Ramona Isbell is worried. What will people say when they find out? After all, she mostly kept her secret for more than 50 years.
The practices. The out-of-town — and out-of-country — travel. Her role as a hidden figure in a lesser-known aspect of integration brought on by the US civil rights movement.
Her life as one of the US’ first black female professional wrestlers.
“I liked the freedom, I liked the money, I liked the travel, and I had fun,” Isbell said.
A new documentary explores the role of black women recruited as professional wrestlers in the 1950s and 1960s. Columbus was an epicenter for the female wrestlers thanks to promoter Billy Wolfe.
Lady Wrestler: The Amazing, Untold Story of African-American Women in the Ring debuts at Ohio State University’s Wexner Center for the Arts on Thursday.
Filmmaker Chris Bournea said people like Isbell wrestled not only before women were deemed capable of athletic accomplishments, but before blacks had civil rights in many places.
They also did not talk a lot about what they did, perhaps concerned about others’ reactions. And when they were finished, they wanted to move on with their lives.
Bournea, who is black, grew up in Columbus without ever hearing the stories. After he learned of them as a journalist about a decade ago, he knew that he had to do something.
“Awareness needed to be brought to these women’s accomplishments,” Bournea said.
The driving force behind their recruitment was Wolfe, a former wrestler and trainer who was white, said Jeff Leen, a Washington Post reporter whose 2009 book The Queen of the Ring is about Wolfe’s wife, wrestler Mildred Burke.
A gambler, cigar smoker and womanizer, he was a classic US hustler, Leen said, but whatever else he was, Wolfe was not prejudiced.
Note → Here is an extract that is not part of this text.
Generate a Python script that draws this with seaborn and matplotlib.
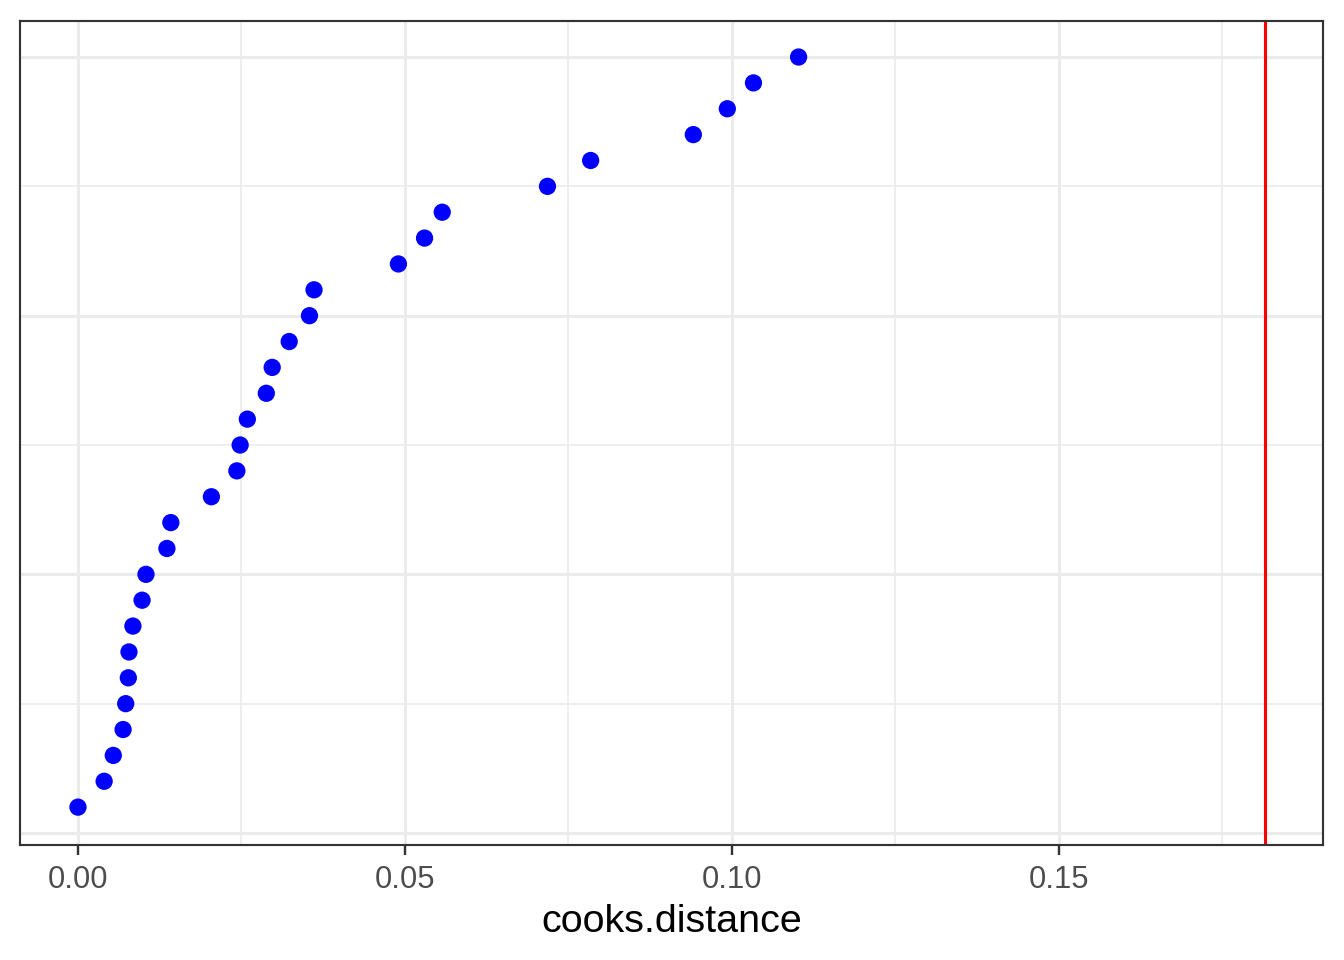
import numpy as np
import pandas as pd
import matplotlib
matplotlib.use("Agg")
import matplotlib.pyplot as plt
from matplotlib.ticker import MultipleLocator
import seaborn as sns

cooks_distance = [0.0000, 0.0040, 0.0054, 0.0069, 0.0073, 0.0077, 0.0078, 0.0084,
                  0.0098, 0.0104, 0.0136, 0.0142, 0.0204, 0.0243, 0.0248, 0.0259,
                  0.0288, 0.0297, 0.0323, 0.0354, 0.0361, 0.0490, 0.0530, 0.0557,
                  0.0718, 0.0784, 0.0941, 0.0993, 0.1033, 0.1102]
rank = list(range(1, len(cooks_distance) + 1))
threshold = 0.1816  # cutoff line

df = pd.DataFrame({"cooks.distance": cooks_distance, "rank": rank})

sns.set_style("white")
plt.rcParams['font.family'] = ['Liberation Sans', 'DejaVu Sans']

fig = plt.figure(figsize=(7, 5), dpi=192)
ax = fig.add_axes([0.01525, 0.1203, 0.9844 - 0.01525, 0.9786 - 0.1203])

# grid first so points sit on top
ax.set_axisbelow(True)
ax.xaxis.set_major_locator(MultipleLocator(0.05))
ax.xaxis.set_minor_locator(MultipleLocator(0.025))
ax.yaxis.set_major_locator(MultipleLocator(10))
ax.yaxis.set_minor_locator(MultipleLocator(5))
ax.grid(which="major", color="#EBEBEB", linewidth=1.15)
ax.grid(which="minor", color="#EBEBEB", linewidth=0.6)

ax.axvline(threshold, color="red", linewidth=1.15, zorder=2)
sns.scatterplot(data=df, x="cooks.distance", y="rank", ax=ax, color="blue",
                s=42, edgecolor="none", linewidth=0, zorder=3)

ax.set_xlim(-0.00879, 0.1904)
ax.set_ylim(-0.445, 31.41)

ax.set_yticklabels([])
ax.tick_params(axis="y", which="both", length=0, left=False)
ax.tick_params(axis="x", which="major", bottom=True, length=3.6, width=0.9,
               color="#333333", labelsize=11.6, labelcolor="#4D4D4D", pad=4)
ax.tick_params(axis="x", which="minor", bottom=False, length=0)
ax.xaxis.set_major_formatter(plt.FuncFormatter(lambda v, p: f"{v:.2f}"))

ax.set_xlabel("cooks.distance", fontsize=14.8, color="black", labelpad=3.5)
ax.set_ylabel("")

for sp in ax.spines.values():
    sp.set_color("#333333")
    sp.set_linewidth(0.8)

fig.savefig("out.png", dpi=192)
Wolfe did not care if his wrestlers “were straight or gay, black or white,” Leen said. “He cared if they were a great dynamic performer who was going to put butts in the seat and make him money.”
He also wanted real athletes, despite the staged matches, and required women to work out diligently.
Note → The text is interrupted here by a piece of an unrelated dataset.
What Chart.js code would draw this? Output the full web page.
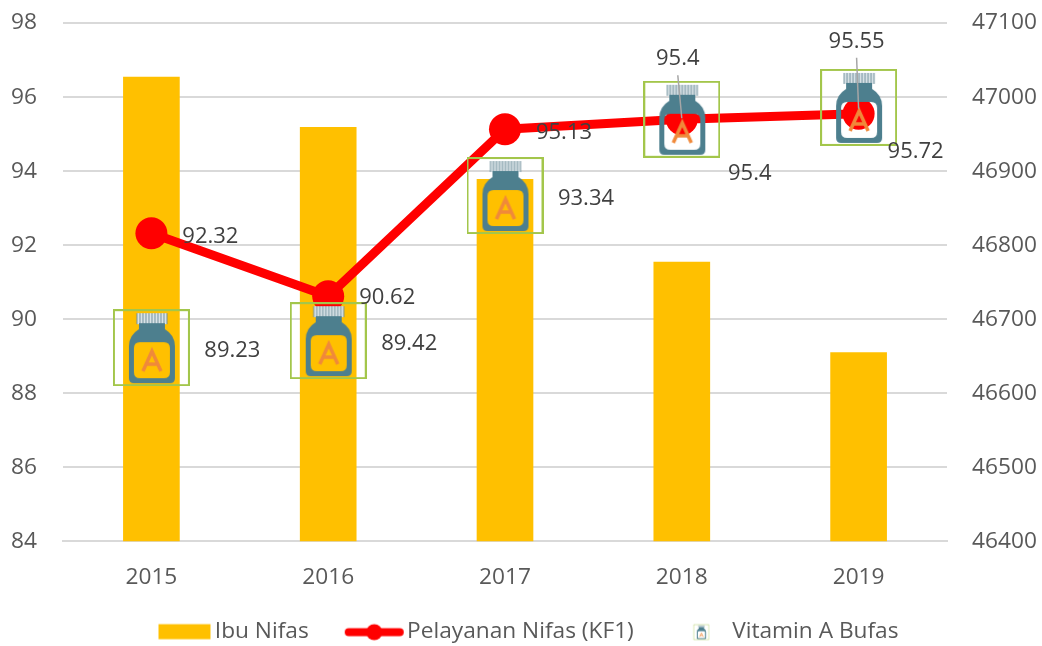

The matches promoted by Wolfe preceded the Glorious Women of Wrestling, or GLOW, syndicated TV promotion of the 1980s, now the subject of a Netflix comedy series.
Bournea said he plans to screen the film in other cities with large professional wrestling fan bases and then to release it on Amazon.
Isbell signed with Wolfe in Columbus in 1961 in her early 20s, one of a few dozen black women that wrestled for Wolfe, in addition to many white women.
Isbell practiced three times a week, and wrestled in modified one-piece swimsuits. She appeared throughout the US, wrestling white women in northern cities like Detroit, and black women only in the Jim Crow South. She made from US$100 to US$400 a match.
Isbell also saw the world, wrestling in matches in Australia, Japan and Nigeria. Along the way, she raised four children, who were vaguely aware of what their mom was up to. She wrestled into the 1970s, with a final appearance in a promotion in California in the 1980s. By then, she had retired from working as a purchasing agent with the Ohio Industrial Commission.
Now 78, she keeps fit through yard work, walks in the park, and exercising on a treadmill in her east side Columbus home.
News of her exploits is leaking out as word of the documentary grows in Columbus, but that does not stop Isbell from considering people’s reactions.
“That’s why I’m worried now,” Isbell said with a laugh. “What are they going to say at church?”